The projector-based game system was developed by Hong Kong company Playtime Products, and was released in other regions where it is known as the Light Games Color LCD Projector. It was Playtime's only console to be sold. Fantastiko released the "PROJECTOR MEGA VIDEO GAME Color LCD system" in Italy in 1988, while Grandstand rebranded it as "Light Games LCD Colour Projection System" for the UK, and Hunter Caesar Toys (Defunct in 1996) released it for Australia. It is a tabletop projector-based machine with built-in controller, that runs games on small cartridges with LCD windows. Light would be directed through the LCD window and magnified onto a wall. The window was painted with a semi-transparent background and the black LCD would block the light from passing through. This provided 'big screen' entertainment and was a novelty at the time. The visual design and "animation" being projected from these game carts is somewhat reminiscent of Nintendo's popular Game & Watch series of electronic handheld game devices that consist of a segmented LCD being pre-printed with an overlay.

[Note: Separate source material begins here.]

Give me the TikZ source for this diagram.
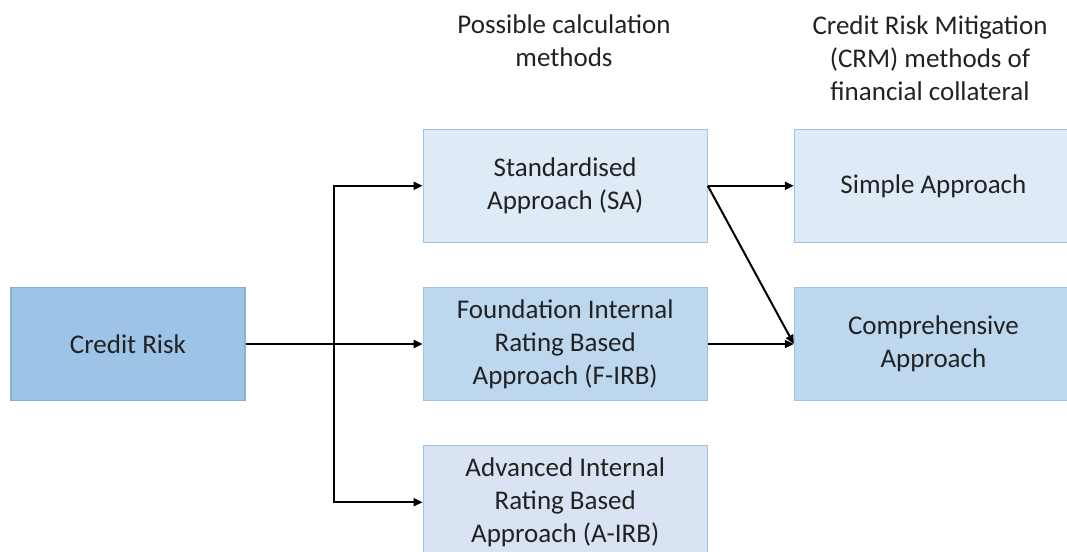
\documentclass[tikz,border=0pt]{standalone}
\usepackage{fontspec}
\setmainfont{Carlito}
\usepackage{xcolor}
\definecolor{ink}{HTML}{222222}
\definecolor{edge}{HTML}{9DC3E6}
\definecolor{deep}{HTML}{9DC3E6}
\definecolor{pale}{HTML}{DEEBF7}
\definecolor{mid}{HTML}{BDD7EE}
\definecolor{haze}{HTML}{DAE3F3}
\usepackage{tikz}
\usetikzlibrary{arrows.meta,positioning,calc}
\tikzset{
  >=Triangle,
  font=\fontsize{27}{33}\selectfont,
  box/.style={draw=edge,line width=1.2pt,align=center,inner sep=0pt,
              minimum height=113pt,text=ink},
  risk/.style={box,fill=deep,draw=deep!90!black,minimum width=234pt},
  method/.style={box,minimum width=284pt},
  crm/.style={box,minimum width=278pt},
  head/.style={align=center,text=ink,inner sep=0pt},
  flow/.style={-{Triangle[length=9pt,width=8pt]},line width=2pt,draw=black},
}
\begin{document}
\begin{tikzpicture}[x=1pt,y=-1pt]
  \useasboundingbox (0,0) rectangle (1067,551);
  \clip (0,0) rectangle (1067,551);

  \node[risk] (cr) at (128,344) {Credit Risk};
  \node[method,fill=mid,right=177pt of cr] (fi) {Foundation Internal\\Rating Based\\Approach (F-IRB)};
  \node[method,fill=pale,above=44pt of fi] (sa) {Standardised\\Approach (SA)};
  \node[method,fill=haze,below=44pt of fi] (ai) {Advanced Internal\\Rating Based\\Approach (A-IRB)};
  \node[crm,fill=mid,right=86pt of fi] (ca) {Comprehensive\\Approach};
  \node[crm,fill=pale,above=44pt of ca] (sp) {Simple Approach};

  \node[head] (h1) at (564,41) {Possible calculation\\methods};
  \node[head] (h2) at (930,58) {Credit Risk Mitigation\\(CRM) methods of\\financial collateral};

  \coordinate (jn) at ($(cr.east)!0.5!(fi.west)$);
  \draw[flow] (cr.east) -- (fi.west);
  \draw[flow] (jn) |- (sa.west);
  \draw[flow] (jn) |- (ai.west);
  \draw[flow] (sa.east) -- (sp.west);
  \draw[flow] (sa.east) -- (ca.west);
  \draw[flow] (fi.east) -- (ca.west);
\end{tikzpicture}
\end{document}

The machine runs on D sized batteries and was available for sale in various parts of Europe including the UK. Thirteen games were developed for it.

=== Pinball Machines ===

==== Grandstand Pinball Wizard ====
In the mid-late 1980s Grandstand collaborated with Tomy to release the Grandstand Pinball Wizard, a rebranded version of Tomy's popular Tomy Astro Shooter Pinball, an electric wall-plug based pinball machine.

===Accessories===
Accessories were also marketed under the Grandstand name, such as the Universal Mains Adaptor.